Immortalized in Print, Painting or Memory?


Ever wonder if you've ever made such an impression on someone that they might have written about you, sang about you, painted you or immortalized you in some way? Is there a character in a book based on you? Or a song playing on the radio about your break up. Perhaps a painting or photograph hangs on a wall somewhere and every time people pass it they wonder the story behind it.

Years ago I saw a film about a man who time traveled to find the woman he saw in a photograph. You might have seen it too, it's a cult film starring Christopher Reeve and Jane Seymour titled Somewhere in Time. It's a haunting, sad film that stays with you long after you've seen it and leaves you wondering, "Can you make such an impression on someone or fall so deeply in love that the memories sustain through time?"

The movie Somewhere in Time is based on a science fiction book titled Bid Time Return. In both the book and the film a man travels through time to find a woman he sees in a photograph. In reality the author of the book walked into an opera house and saw a photograph of a reclusive stage actress from the 1890's named Maude Adams. The photograph so intrigued him that he fell a little in love with her, fictionalized his experience and eventually adapted the book to film. There is a moment in the movie when Christopher Reeve walks into a hotel and sees for the first time a picture of Jane Seymour. Taken decades before he was even born he is immediately obsessed with the woman in the photo and eventually travels through time to meet her. One wonders what it is that creates that connection between 2 strangers.

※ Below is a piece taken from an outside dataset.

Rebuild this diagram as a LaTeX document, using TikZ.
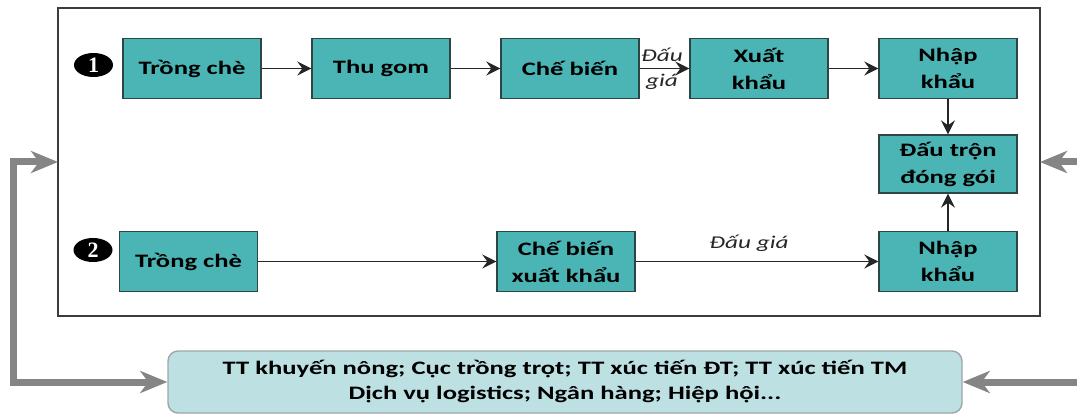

Like the author of Bid Time Return many writers and artists are intelligibly tied to a muse. Salvador Dali and his muse of 50 years Elena, Gustav Klimt and his companion Emilie, Yoko to Lennon, Linda to Paul, Elizabeth Siddal to Dante Gabriel Rossetti. These women were immortalized again and again but what about the relationship that inspired your favorite love song? Or the real life person that inspired the quirky character from your favorite movie or TV show? Do you think you would know if you'd inspired someone to create something that reminded them of you? Would it be enough to know that somewhere someone remembers a moment?